The vertex of a parabola is a crucial point. It represents the peak of the graph if the parabola opens down, and the lowest point if it opens up. The vertex can be found using the vertex formula for a given quadratic equation in the form \(ax^2 + bx + c\). The formula is \(x = -\frac{b}{2a}\).

For our quadratic equation \(g(x) = -3x^2 + 6x + 1\), \(a = -3\) and \(b = 6\). Plugging these values into the vertex formula, we get \(x = -\frac{6}{2(-3)} = 1\).

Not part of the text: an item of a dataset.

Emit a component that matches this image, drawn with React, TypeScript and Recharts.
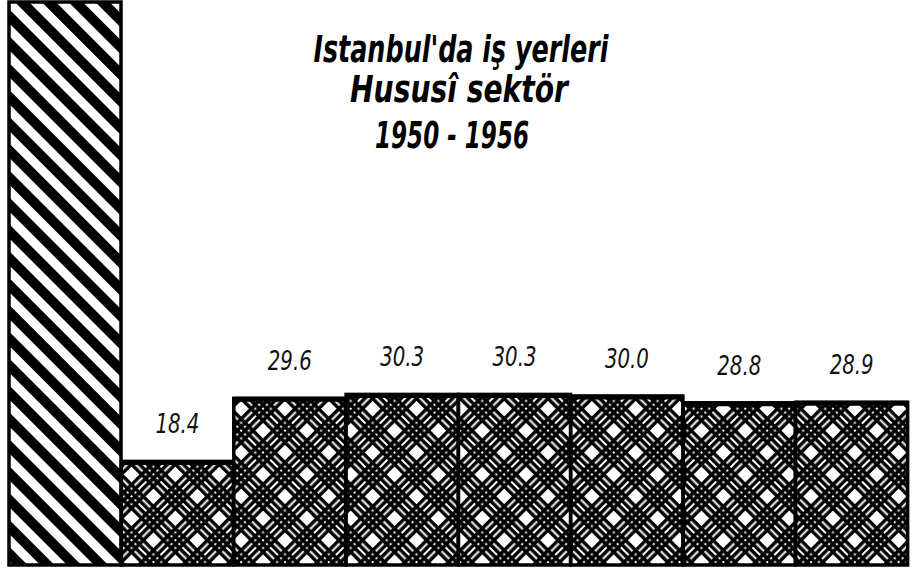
import React from 'react';
import { BarChart, Bar, XAxis, YAxis, LabelList } from 'recharts';

const categories = ['Toplam', '1950', '1951', '1952', '1953', '1954', '1955', '1956'];
const values = [100, 18.4, 29.6, 30.3, 30.3, 30.0, 28.8, 28.9];
const titleLines = ["Istanbul'da iş yerleri", 'Hususî sektör', '1950 - 1956'];

const data = categories.map((c, i) => ({ name: c, value: values[i] }));

const BarShape = (props: any) => {
  const { x, y, width, height, index } = props;
  const first = index === 0;
  return (
    <g>
      <rect x={x} y={y} width={width} height={height} fill={first ? 'url(#diag)' : 'url(#cross)'} stroke="#000" strokeWidth={3.5} />
      {!first && <line x1={x} x2={x + width} y1={y + 1} y2={y + 1} stroke="#000" strokeWidth={5} />}
    </g>
  );
};

const ValueLabel = (props: any) => {
  const { x, y, width, value, index } = props;
  if (index === 0 || value >= 100) return null;
  return (
    <text
      x={x + width / 2}
      y={y - 28}
      textAnchor="middle"
      fontFamily="'DejaVu Sans Condensed', 'DejaVu Sans', sans-serif"
      fontStyle="italic"
      fontSize={27}
      textLength={44}
      lengthAdjust="spacingAndGlyphs"
      fill="#111"
    >
      {Number(value).toFixed(1)}
    </text>
  );
};

const bandLines = [0, 5.5, 11, 16.5];

export default function App() {
  const titleFont = "'DejaVu Sans Condensed', 'DejaVu Sans', sans-serif";
  return (
    <div style={{ position: 'absolute', left: 0, top: 0, width: 912, height: 577, background: '#fff' }}>
      <svg width={0} height={0} style={{ position: 'absolute' }}>
        <defs>
          <pattern id="diag" patternUnits="userSpaceOnUse" width={19} height={19} patternTransform="rotate(45)">
            <rect x={0} y={0} width={19} height={19} fill="#fff" />
            <rect x={0} y={0} width={19} height={10} fill="#000" />
          </pattern>
          <pattern id="cross" patternUnits="userSpaceOnUse" width={31} height={31} patternTransform="rotate(45)">
            <rect x={0} y={0} width={31} height={31} fill="#fff" />
            {bandLines.map((p) => (
              <rect key={'h' + p} x={0} y={p} width={31} height={3.5} fill="#000" />
            ))}
            {bandLines.map((p) => (
              <rect key={'v' + p} x={p} y={0} width={3.5} height={31} fill="#000" />
            ))}
          </pattern>
        </defs>
      </svg>
      <BarChart width={912} height={577} data={data} margin={{ top: 2, right: 4, left: 9, bottom: 12 }} barCategoryGap={0} barGap={0}>
        <XAxis dataKey="name" hide />
        <YAxis domain={[0, 100]} hide />
        <Bar dataKey="value" isAnimationActive={false} shape={<BarShape />}>
          <LabelList dataKey="value" content={<ValueLabel />} />
        </Bar>
      </BarChart>
      <svg width={912} height={577} style={{ position: 'absolute', left: 0, top: 0, pointerEvents: 'none' }}>
        <text x={461} y={62} textAnchor="middle" fontFamily={titleFont} fontWeight="bold" fontStyle="italic" fontSize={38} textLength={295} lengthAdjust="spacingAndGlyphs" fill="#000">
          {titleLines[0]}
        </text>
        <text x={459} y={102} textAnchor="middle" fontFamily={titleFont} fontWeight="bold" fontStyle="italic" fontSize={38} textLength={218} lengthAdjust="spacingAndGlyphs" fill="#000">
          {titleLines[1]}
        </text>
        <text x={452} y={148} textAnchor="middle" fontFamily={titleFont} fontWeight="bold" fontStyle="italic" fontSize={38} textLength={154} lengthAdjust="spacingAndGlyphs" fill="#000">
          {titleLines[2]}
        </text>
      </svg>
    </div>
  );
}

Once we have the \(x\)-coordinate, substitute it back into the original equation to get the \(y\)-coordinate. Thus, \(y = -3(1)^2 + 6(1) + 1 = 4\). Therefore, the vertex of the parabola is \((1, 4)\).

center of circle

To find the center of a circle given by a general form equation, we need to rewrite it in standard form through a technique called completing the square. The general form of the circle's equation is \(x^2 + y^2 + 10x + 8y + 32 = 0\).

First group the \(x\) and \(y\) terms together: \((x^2 + 10x) + (y^2 + 8y) = -32\). Now, complete the square for each group. \(x^2 + 10x\) becomes \((x + 5)^2 - 25\) and \(y^2 + 8y\) becomes \((y + 4)^2 - 16\).

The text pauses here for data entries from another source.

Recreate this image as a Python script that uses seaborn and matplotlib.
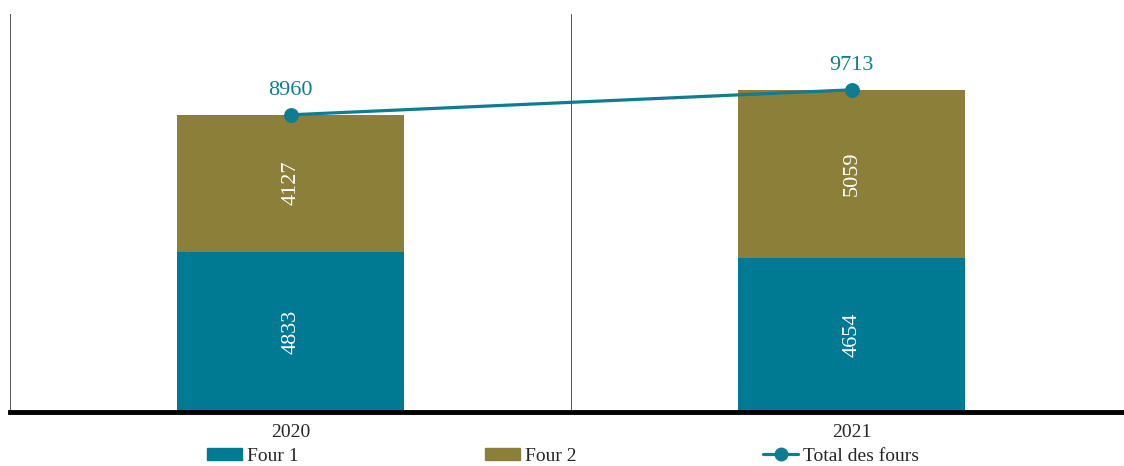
import pandas as pd
import seaborn as sns
import matplotlib.pyplot as plt
from matplotlib.patches import Patch
from matplotlib.lines import Line2D

#Data
years = ['2020', '2021']
four1 = [4833, 4654]
four2 = [4127, 5059]
total = [8960, 9713]

teal = '#007a93'
olive = '#8b7f3a'
line_teal = '#0f7c92'

df = pd.DataFrame({'Année': years, 'Four 1': four1, 'Four 2': four2, 'Total': total})

sns.set_style('white')
plt.rcParams['font.family'] = ['Liberation Serif', 'DejaVu Serif']

fig = plt.figure(figsize=(11.24, 4.66), dpi=100)
ax = fig.add_axes([0.009, 0.116, 0.991, 0.854])

#Stacked bars: total bar behind, Four 1 in front
sns.barplot(data=df, x='Année', y='Total', color=olive, width=0.405, saturation=1,
            linewidth=0, ax=ax)
sns.barplot(data=df, x='Année', y='Four 1', color=teal, width=0.405, saturation=1,
            linewidth=0, ax=ax)
sns.pointplot(data=df, x='Année', y='Total', color=line_teal, markersize=9,
              linewidth=2.3, ax=ax)

for i, yr in enumerate(years):
    ax.text(i, four1[i] / 2, str(four1[i]), rotation=90, ha='center', va='center',
            color='white', fontsize=16)
    ax.text(i, four1[i] + four2[i] / 2, str(four2[i]), rotation=90, ha='center', va='center',
            color='white', fontsize=16)
    ax.text(i, total[i] + 450, str(total[i]), ha='center', va='bottom',
            color=line_teal, fontsize=16)

ax.set_xlim(-0.5, 1.485)
ax.set_ylim(0, 12000)
ax.set_xlabel('')
ax.set_ylabel('')
ax.set_yticks([])
ax.tick_params(axis='x', length=0, pad=9, labelsize=14)
ax.axvline(0.5, color='#555555', lw=0.7)

for s in ['top', 'right']:
    ax.spines[s].set_visible(False)
ax.spines['left'].set_color('#555555')
ax.spines['left'].set_linewidth(0.7)
ax.spines['bottom'].set_color('black')
ax.spines['bottom'].set_linewidth(3.5)

handles = [Patch(color=teal), Patch(color=olive),
           Line2D([0], [0], color=line_teal, lw=2.3, marker='o', markersize=9)]
fig.legend(handles, ['Four 1', 'Four 2', 'Total des fours'], loc='center',
           bbox_to_anchor=(0.501, 0.021), ncol=3, frameon=False, fontsize=14,
           columnspacing=9.6, handlelength=1.8, handletextpad=0.25, handleheight=0.6,
           borderpad=0.05)

plt.savefig('out.png', dpi=100)
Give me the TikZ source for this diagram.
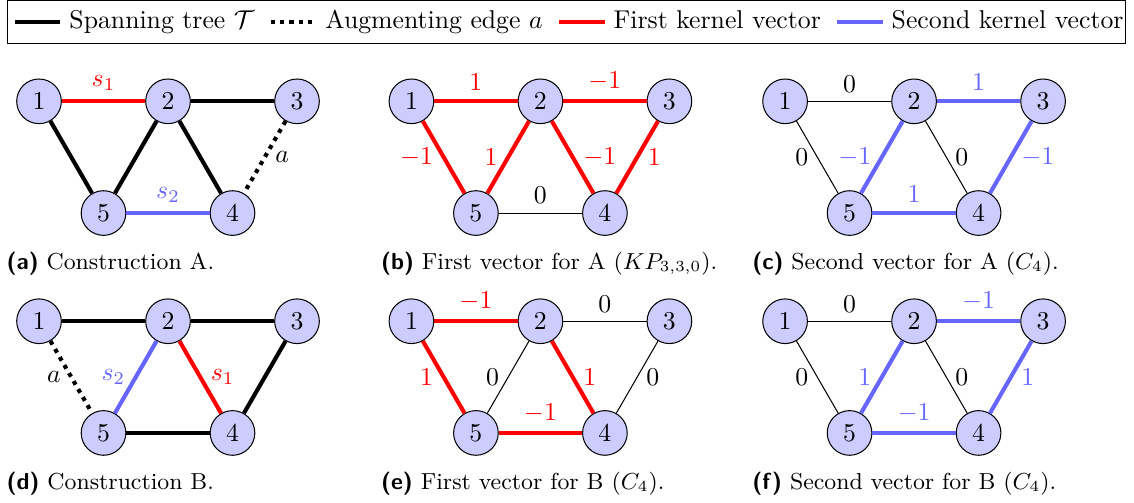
\documentclass[tikz,border=0pt]{standalone}
\usepackage{amsmath,amssymb}
\usetikzlibrary{positioning}
\newcommand{\trinodes}[3]{%
  \node[vert] (#11) at (#2,#3) {1};
  \node[vert, right=1.762cm of #11] (#12) {2};
  \node[vert, right=1.762cm of #12] (#13) {3};
  \node[vert, below right=1.526cm and 0.881cm of #11] (#15) {5};
  \node[vert, right=1.762cm of #15] (#14) {4};
}
\newcommand{\sublabel}[1]{\textsf{\textbf{(#1)}}}

\begin{document}
\begin{tikzpicture}[
  vert/.style={draw, circle, fill=blue!20, minimum size=0.61cm, inner sep=0pt, on grid},
  tree/.style={line width=1.6pt},
  aug/.style={line width=1.6pt, dotted},
  first/.style={red, line width=1.6pt},
  second/.style={blue!60, line width=1.6pt},
  zero/.style={thin},
  key/.style={anchor=west},
  capt/.style={anchor=base west, inner sep=0pt, font=\small}]
  \useasboundingbox (0,0) rectangle (15.49,-6.858);

  % legend
  \draw (0.096,-0.012) rectangle (15.37,-0.59);
  \coordinate (k1) at (0.205,-0.30);
  \draw[tree] (k1) -- ++(0.62,0) coordinate (k1e);
  \node[key] (t1) at (k1e) {\strut Spanning tree $\mathcal{T}$};
  \coordinate[right=0.1cm of t1] (k2);
  \draw[aug] (k2) -- ++(0.62,0) coordinate (k2e);
  \node[key] (t2) at (k2e) {\strut Augmenting edge $a$};
  \coordinate[right=0.1cm of t2] (k3);
  \draw[first] (k3) -- ++(0.62,0) coordinate (k3e);
  \node[key, black] (t3) at (k3e) {\strut First kernel vector};
  \coordinate[right=0.1cm of t3] (k4);
  \draw[second] (k4) -- ++(0.62,0) coordinate (k4e);
  \node[key, black] (t4) at (k4e) {\strut Second kernel vector};

  % (a) construction A
  \trinodes{a}{0.533}{-1.384}
  \draw[first] (a1) -- node[above] {$s_1$} (a2);
  \draw[tree] (a2) -- (a3);
  \draw[tree] (a1) -- (a5);
  \draw[tree] (a5) -- (a2);
  \draw[tree] (a2) -- (a4);
  \draw[aug] (a3) -- node[right] {$a$} (a4);
  \draw[second] (a5) -- node[above] {$s_2$} (a4);
  \node[capt] (capa) at (0.085,-3.675) {\sublabel{a} Construction A.};

  % (b) first vector for A
  \trinodes{b}{5.62}{-1.384}
  \draw[first] (b1) -- node[above] {$1$} (b2);
  \draw[first] (b2) -- node[above] {$-1$} (b3);
  \draw[first] (b1) -- node[left] {$-1$} (b5);
  \draw[first] (b5) -- node[left] {$1$} (b2);
  \draw[first] (b2) -- node[right] {$-1$} (b4);
  \draw[first] (b3) -- node[right] {$1$} (b4);
  \draw[zero] (b5) -- node[above] {$0$} (b4);
  \node[capt] (capb) at (5.2,-3.675) {\sublabel{b} First vector for A ($KP_{3,3,0}$).};

  % (c) second vector for A
  \trinodes{c}{10.724}{-1.384}
  \draw[zero] (c1) -- node[above] {$0$} (c2);
  \draw[second] (c2) -- node[above] {$1$} (c3);
  \draw[zero] (c1) -- node[left] {$0$} (c5);
  \draw[second] (c5) -- node[left] {$-1$} (c2);
  \draw[zero] (c2) -- node[right] {$0$} (c4);
  \draw[second] (c3) -- node[right] {$-1$} (c4);
  \draw[second] (c5) -- node[above] {$1$} (c4);
  \node[capt] (capc) at (10.27,-3.675) {\sublabel{c} Second vector for A ($C_4$).};

  % (d) construction B
  \trinodes{d}{0.533}{-4.388}
  \draw[tree] (d1) -- (d2);
  \draw[tree] (d2) -- (d3);
  \draw[aug] (d1) -- node[left] {$a$} (d5);
  \draw[second] (d5) -- node[left] {$s_2$} (d2);
  \draw[first] (d2) -- node[right] {$s_1$} (d4);
  \draw[tree] (d3) -- (d4);
  \draw[tree] (d5) -- (d4);
  \node[capt] (capd) at (0.085,-6.68) {\sublabel{d} Construction B.};

  % (e) first vector for B
  \trinodes{e}{5.62}{-4.388}
  \draw[first] (e1) -- node[above] {$-1$} (e2);
  \draw[zero] (e2) -- node[above] {$0$} (e3);
  \draw[first] (e1) -- node[left] {$1$} (e5);
  \draw[zero] (e5) -- node[left] {$0$} (e2);
  \draw[first] (e2) -- node[right] {$1$} (e4);
  \draw[zero] (e3) -- node[right] {$0$} (e4);
  \draw[first] (e5) -- node[above] {$-1$} (e4);
  \node[capt] (cape) at (5.2,-6.68) {\sublabel{e} First vector for B ($C_4$).};

  % (f) second vector for B
  \trinodes{f}{10.724}{-4.388}
  \draw[zero] (f1) -- node[above] {$0$} (f2);
  \draw[second] (f2) -- node[above] {$-1$} (f3);
  \draw[zero] (f1) -- node[left] {$0$} (f5);
  \draw[second] (f5) -- node[left] {$1$} (f2);
  \draw[zero] (f2) -- node[right] {$0$} (f4);
  \draw[second] (f3) -- node[right] {$1$} (f4);
  \draw[second] (f5) -- node[above] {$-1$} (f4);
  \node[capt] (capf) at (10.27,-6.68) {\sublabel{f} Second vector for B ($C_4$).};
\end{tikzpicture}
\end{document}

Substitute these back into the circle equation: \((x + 5)^2 - 25 + (y + 4)^2 - 16 = -32\). Simplifying, we get \((x + 5)^2 + (y + 4)^2 = 9\), indicating the center of the circle is \((-5, -4)\).

distance formula

The distance formula calculates the distance between two points in a coordinate plane. It is derived from the Pythagorean Theorem and is given by \(d = \sqrt{(x_2 - x_1)^2 + (y_2 - y_1)^2}\).

For our problem, we need to find the distance between the vertex of the parabola \((1, 4)\) and the center of the circle \((-5, -4)\). Substituting \(x_1 = 1\), \(y_1 = 4\), \(x_2 = -5\), and \(y_2 = -4\) into the formula, we have: \(d = \sqrt{(-5 - 1)^2 + (-4 - 4)^2} = \sqrt{(-6)^2 + (-8)^2} = \sqrt{36 + 64} = \sqrt{100} = 10\).

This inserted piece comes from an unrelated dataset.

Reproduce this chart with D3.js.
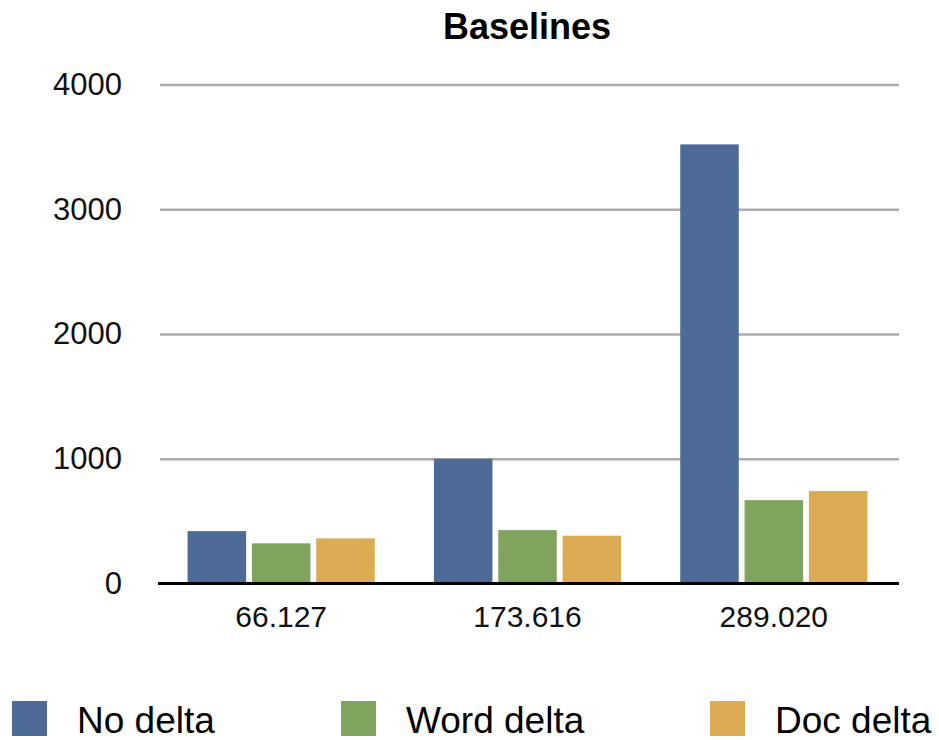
<!DOCTYPE html>
<html>
<head>
<meta charset="utf-8">
<script src="https://cdn.jsdelivr.net/npm/d3@7"></script>
<style>
  html, body { margin: 0; padding: 0; background: #fff; }
  svg { display: block; font-family: "Liberation Sans", Arial, Helvetica, sans-serif; }
</style>
</head>
<body>
<svg id="chart" width="939" height="740"></svg>
<script>
// Benchmark sizes on the x axis
const categories = ["66.127", "173.616", "289.020"];

// Series values per size
const noDelta   = [420, 1000, 3520];
const wordDelta = [322, 428, 668];
const docDelta  = [362, 383, 742];

const seriesNames = ["No delta", "Word delta", "Doc delta"];
const seriesValues = [noDelta, wordDelta, docDelta];
const seriesColors = ["#4e6b98", "#80a35d", "#ddab54"];

const yTicks = [0, 1000, 2000, 3000, 4000];

const svg = d3.select("#chart");
const plotLeft = 160, plotRight = 899, plotTop = 84.5, plotBottom = 583.5;

const x0 = d3.scaleBand().domain(categories).range([158, 897])
  .paddingInner(0.24).paddingOuter(0.12);
const x1 = d3.scaleBand().domain(seriesNames).range([0, x0.bandwidth()])
  .paddingInner(0.09);
const y = d3.scaleLinear().domain([0, 4000]).range([plotBottom, plotTop]);

// Title
svg.append("text")
  .attr("x", 527).attr("y", 39)
  .attr("text-anchor", "middle")
  .attr("font-size", 36).attr("font-weight", "bold")
  .attr("fill", "#000")
  .text("Baselines");

// Horizontal gridlines and y tick labels
const yAxis = d3.axisLeft(y).tickValues(yTicks).tickSize(-(plotRight - plotLeft)).tickPadding(38)
  .tickFormat(d3.format("d"));
const gy = svg.append("g").attr("transform", `translate(${plotLeft},0)`).call(yAxis);
gy.select(".domain").remove();
gy.selectAll(".tick line").attr("stroke", "#ababab").attr("stroke-width", 2.5);
gy.selectAll(".tick text")
  .attr("font-size", 31).attr("fill", "#111")
  .attr("font-family", "'Liberation Sans', Arial, sans-serif");
gy.selectAll(".tick").filter(d => d === 0).select("line").remove();

// Bars
const data = [];
categories.forEach((c, i) => {
  seriesNames.forEach((s, j) => data.push({ cat: c, series: s, value: seriesValues[j][i], color: seriesColors[j] }));
});
svg.append("g").selectAll("rect").data(data).join("rect")
  .attr("x", d => x0(d.cat) + x1(d.series))
  .attr("y", d => y(d.value))
  .attr("width", x1.bandwidth())
  .attr("height", d => y(0) - y(d.value))
  .attr("fill", d => d.color);

// Baseline axis with category labels
const xAxis = d3.axisBottom(x0).tickSize(0).tickPadding(22);
const gx = svg.append("g").attr("transform", `translate(0,${plotBottom})`).call(xAxis);
gx.select(".domain").attr("d", `M158,0H${plotRight}`).attr("stroke", "#000").attr("stroke-width", 3);
gx.selectAll(".tick text")
  .attr("font-size", 30).attr("fill", "#111")
  .attr("font-family", "'Liberation Sans', Arial, sans-serif");

// Legend
const legendX = [12, 341, 710];
const lg = svg.append("g").selectAll("g").data(seriesNames).join("g")
  .attr("transform", (d, i) => `translate(${legendX[i]},701)`);
lg.append("rect").attr("width", 35).attr("height", 35)
  .attr("fill", (d, i) => seriesColors[i]);
lg.append("text").attr("x", 65).attr("y", 32)
  .attr("font-size", 37).attr("fill", "#000")
  .text(d => d);
</script>
</body>
</html>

Therefore, the distance between the vertex of the parabola and the center of the circle is \(10\) units.

completing the square

Completing the square is a method used to convert a quadratic expression into a perfect square trinomial. This technique makes it easier to identify key features of graphs and solve quadratic equations.

For the circle’s equation given as \(x^2 + y^2 + 10x + 8y + 32 = 0\), we first separate the \(x\) and \(y\) terms: \((x^2 + 10x) + (y^2 + 8y) = -32\).

Next, we complete the square for each grouped terms:

• For \(x^2 + 10x\), add and subtract \(25\) (i.e., \(10/2 = 5\) and \(5^2 = 25\)), giving us \((x + 5)^2 - 25\).
• For \(y^2 + 8y\), add and subtract \(16\) (i.e., \(8/2 = 4\) and \(4^2 = 16\)), giving us \((y + 4)^2 - 16\).

Now, substitute back and simplify: \((x + 5)^2 - 25 + (y + 4)^2 - 16 = -32\). This simplifies further to: \((x + 5)^2 + (y + 4)^2 = 9\).

The equation now clearly shows the circle’s center is \((-5, -4)\) and its radius is \(3\) (as the square root of \(9\) is \(3\)).